Il fut un temps où je pensais que ces sciences dures avaient une certaine supériorité sur les sciences dites humaines. Mais je m’aperçois, qu’au final, c’est plus une solution de facilité. On va là vers les choses qui sont plus simple à comprendre. L’humain n’est pas facile à comprendre. On a besoin de son background (c’est un très joli mot ça, le Background, plus joli que son histoire, d’ailleurs, ou son vécu). On a besoin de savoir pourquoi il croise les jambes, pourquoi il croise les bras, pourquoi il fait tel ou tel regard. Est-ce que tous ses sentiments s’appliquent à tout le monde où y-a-til des variantes.

Voilà, c’est peut –être ça, l’angoisse. Et j’angoisse parce que j’ai peur. J’ai peur du lendemain, peur de ne pas réussir ma vie. Mais là, je me détruis tout seul. Mon corps ne veut plus que je mange parce que ma tête me dit de plus manger.

Et il est toujours curieux, lorsque tu parles de cela autour de toi, qu’on te dise souvent deux choses : la première, c’est d’arrêter d’être dans cet état là. La deuxième, c’est agir (ou plutôt de réagir). Les gens ont besoin de te dire ça. J’avoue que je tombais souvent dans ce travers aussi. Mais j’ai arrêté. Ou je tente d’arrêter. Je ne dis plus aux gens d’agir ou d’arrêter d’être mal. Être dans cet état là, ça fait partie de la vie. Et dans ces moment là, t’as plutôt envie de ne pas agir ou réagir qu’autre chose. Et pourtant, on te dit de faire des trucs, de prendre des trucs, d’aller voir quelqu’un, de faire cela, comme si tu n’étais pas capable, toi, de savoir que dans ce cas là, la seule personne qui puisse vraiment t’aider, c’est toi-même. Mais encore faut-il avoir confiance en soi. Et c’est tout le problème. Cet état se créé également parce que la confiance en soi n’est plus là, n’est plus présente. Que ce moteur, qui te faisait avancer et affronter les difficultés n’est plus autant présent qu’auparavant. Elle est parti lorsqu’est parti le reste.

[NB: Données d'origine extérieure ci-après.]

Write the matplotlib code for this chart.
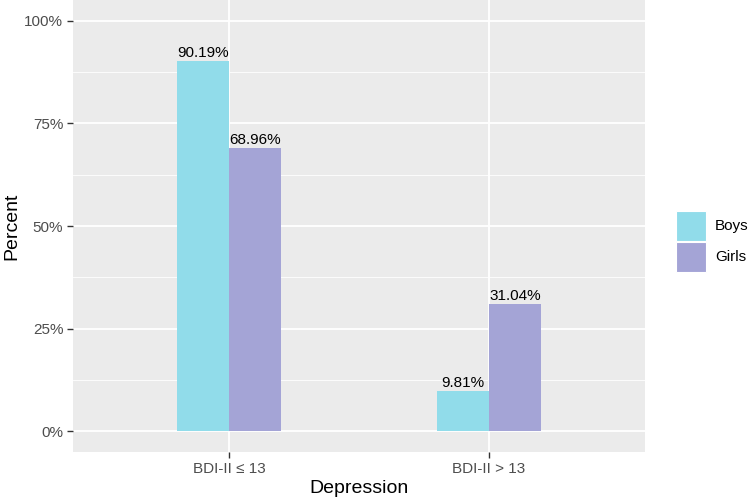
import numpy as np
from matplotlib import pyplot as plt
from matplotlib.patches import Rectangle

plt.rcParams['font.family'] = ['Liberation Sans', 'DejaVu Sans']

categories = ["BDI-II \u2264 13", "BDI-II > 13"]
groups = ["Boys", "Girls"]
boys = [90.19, 9.81]
girls = [68.96, 31.04]
colors = ["#91DCEA", "#A4A4D6"]

fig = plt.figure(figsize=(7.5, 5), dpi=100)
ax = fig.add_axes([73 / 750, 48 / 500, 572 / 750, 452 / 500])
ax.set_facecolor("#EBEBEB")

x = np.arange(1, len(categories) + 1)
w = 0.2
for i, (vals, col) in enumerate(zip([boys, girls], colors)):
    pos = x + (i - 0.5) * w
    ax.bar(pos, vals, width=w, color=col, zorder=3)
    for p, v in zip(pos, vals):
        ax.text(p, v + 0.2, f"{v:.2f}%", ha="center", va="bottom",
                fontsize=11, color="black", zorder=4)

ax.set_xlim(0.4, 2.6)
ax.set_ylim(-5, 105)
ax.set_xticks(x)
ax.set_xticklabels(categories)
yt = [0, 25, 50, 75, 100]
ax.set_yticks(yt)
ax.set_yticklabels([f"{t}%" for t in yt])
ax.set_yticks([12.5, 37.5, 62.5, 87.5], minor=True)

ax.grid(which="major", color="white", linewidth=1.3, zorder=0)
ax.grid(which="minor", axis="y", color="white", linewidth=0.6, zorder=0)
ax.set_axisbelow(True)
for s in ax.spines.values():
    s.set_visible(False)
ax.tick_params(which="major", length=4, width=1, color="#333333",
               labelsize=11, labelcolor="#4D4D4D", pad=3)
ax.tick_params(which="minor", length=0)

ax.set_xlabel("Depression", fontsize=14, labelpad=3)
ax.set_ylabel("Percent", fontsize=14, labelpad=3)

# legend drawn by hand, ggplot style
key_w, key_h = 30 / 750, 30 / 500
kx = 676 / 750
ky_top = 1 - 210 / 500
for i, (g, c) in enumerate(zip(groups, colors)):
    y0 = ky_top - (i + 1) * (key_h + 1 / 500)
    fig.patches.append(Rectangle((kx, y0), key_w, key_h, transform=fig.transFigure,
                                 facecolor=c, edgecolor="white", linewidth=0.8))
    fig.text(715 / 750, y0 + key_h / 2, g, fontsize=11, va="center", ha="left")

fig.savefig("out.png", dpi=100)
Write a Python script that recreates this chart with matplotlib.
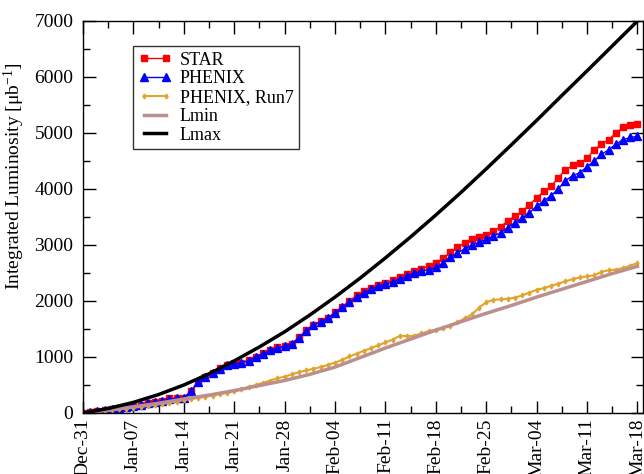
import numpy as np
import matplotlib
matplotlib.use("Agg")
import matplotlib.pyplot as plt
from matplotlib.ticker import MultipleLocator

plt.rcParams['font.family'] = ['Liberation Serif', 'DejaVu Serif']
plt.rcParams['mathtext.fontset'] = 'custom'
plt.rcParams['mathtext.rm'] = 'Liberation Serif'
plt.rcParams['mathtext.it'] = 'Liberation Serif:italic'

# x labels: one tick per week, starting Dec-31
week_labels = ['Dec-31', 'Jan-07', 'Jan-14', 'Jan-21', 'Jan-28', 'Feb-04',
               'Feb-11', 'Feb-18', 'Feb-25', 'Mar-04', 'Mar-11', 'Mar-18']

# daily integrated luminosity (days since Dec-31)
star = [0, 20, 40, 60, 80, 95, 110, 130, 150, 170,
        190, 210, 260, 265, 270, 400, 560, 650, 720, 800,
        860, 890, 900, 940, 1000, 1070, 1130, 1170, 1200, 1240,
        1350, 1480, 1580, 1640, 1700, 1800, 1900, 2000, 2100, 2170,
        2240, 2290, 2330, 2370, 2420, 2480, 2540, 2580, 2620, 2670,
        2760, 2870, 2960, 3040, 3110, 3150, 3180, 3250, 3330, 3430,
        3520, 3600, 3720, 3840, 3960, 4050, 4200, 4340, 4420, 4460,
        4550, 4700, 4800, 4880, 5000, 5100, 5140, 5160]

phenix = [0, 15, 35, 55, 75, 95, 115, 125, 145, 175,
          195, 215, 250, 260, 265, 390, 550, 640, 720, 790,
          850, 880, 900, 930, 1000, 1060, 1120, 1160, 1190, 1240,
          1340, 1470, 1570, 1630, 1690, 1790, 1890, 1980, 2070, 2140,
          2210, 2260, 2300, 2340, 2390, 2440, 2500, 2530, 2560, 2600,
          2680, 2780, 2860, 2930, 3000, 3050, 3100, 3160, 3220, 3310,
          3400, 3480, 3580, 3690, 3790, 3880, 4000, 4150, 4240, 4290,
          4400, 4500, 4620, 4700, 4800, 4880, 4920, 4940]

phenix_run7 = [0, 12, 25, 38, 50, 65, 80, 95, 110, 125,
               145, 165, 185, 205, 230, 250, 270, 290, 310, 335,
               360, 385, 420, 460, 500, 540, 580, 620, 650, 690,
               730, 760, 790, 820, 860, 900, 950, 1010, 1060, 1110,
               1160, 1210, 1260, 1310, 1380, 1370, 1380, 1420, 1460, 1490,
               1520, 1560, 1620, 1690, 1760, 1880, 1980, 2020, 2030, 2040,
               2060, 2100, 2150, 2200, 2230, 2270, 2310, 2350, 2390, 2420,
               2440, 2460, 2520, 2550, 2560, 2590, 2630, 2680]

# projections, read every half week
proj_days = [0, 3.5, 7, 10.5, 14, 17.5, 21, 24.5, 28, 31.5, 35, 38.5,
             42, 45.5, 49, 52.5, 56, 59.5, 63, 66.5, 70, 73.5, 77]
lmin = [0, 50, 110, 175, 250, 320, 400, 490, 580, 690, 820, 990,
        1160, 1320, 1480, 1630, 1780, 1920, 2070, 2210, 2350, 2490, 2620]
lmax = [0, 80, 190, 330, 500, 700, 930, 1180, 1450, 1750, 2070, 2410,
        2770, 3145, 3535, 3940, 4360, 4790, 5225, 5670, 6110, 6555, 7000]

days = np.arange(len(star))

fig = plt.figure(figsize=(6.44, 4.74), dpi=100)
ax = fig.add_axes([0.1289, 0.1287, 0.8688, 0.827])

ax.plot(days, star, color='#ff0000', lw=1, marker='s', ms=5, label='STAR')
ax.plot(days, phenix, color='#0000ff', lw=1, marker='^', ms=5.5, label='PHENIX')
ax.plot(days, phenix_run7, color='#e0a52a', lw=1.5, marker='d', ms=2.5,
        label='PHENIX, Run7')
ax.plot(proj_days, lmin, color='#bc8f8f', lw=2.5, label='Lmin')
ax.plot(proj_days, lmax, color='black', lw=2.5, label='Lmax')

ax.set_xlim(0, 77.7)
ax.set_ylim(0, 7000)
ax.set_xticks(np.arange(len(week_labels)) * 7)
ax.set_xticklabels(week_labels, rotation=90)
ax.xaxis.set_minor_locator(MultipleLocator(3.5))
ax.yaxis.set_major_locator(MultipleLocator(1000))
ax.yaxis.set_minor_locator(MultipleLocator(500))
ax.tick_params(which='both', direction='in', top=True, right=True,
               labelsize=14, width=1)
ax.tick_params(which='major', length=9)
ax.tick_params(which='minor', length=5)
ax.tick_params(axis='y', pad=7)
ax.tick_params(axis='x', pad=4)
for s in ax.spines.values():
    s.set_linewidth(1)

ax.set_ylabel('Integrated Luminosity [μb$^{\\mathrm{-1}}$]', fontsize=14)
ax.yaxis.set_label_coords(-0.1, 0.605)

leg = ax.legend(loc='upper left', bbox_to_anchor=(0.0894, 0.936),
                borderaxespad=0, fontsize=13, frameon=True, fancybox=False,
                numpoints=2, handlelength=1.8, handletextpad=0.5,
                labelspacing=0.1, borderpad=0.3)
leg.get_frame().set_edgecolor('black')
leg.get_frame().set_linewidth(1)

plt.savefig('out.png', dpi=100)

Voilà, l’angoisse. La peur. L’échec. La panique. Le fait de faire dans ses moments là des choses que tu ne ferais pas d’habitude, comme aller dehors par-3° avec un seul pull sur le dos et ne pas ressentir le froid de manière évidente, alors qu’il fait froid, comme si tu avais besoin de chercher dehors ce qui est juste au fond de toi, de voir que tes démons sont présents et qu’il faut juste les côtoyer un peu plus.

Je dois m’accepter. Je dois accepter cette angoisse. Je dois accepter que je suis moins fort que ce que je devrais l’être. Que je ne suis pas un super héros, un superman que rien ne plus toucher et qui contemple l’humanité avec recul, comme si tout cela ne faisait pas partie de lui. Je fais partie de l’humanité. Je fais partie de ces gens, qui ont tous autant peur que moi. Et qui sont tous autant angoissé que je le suis.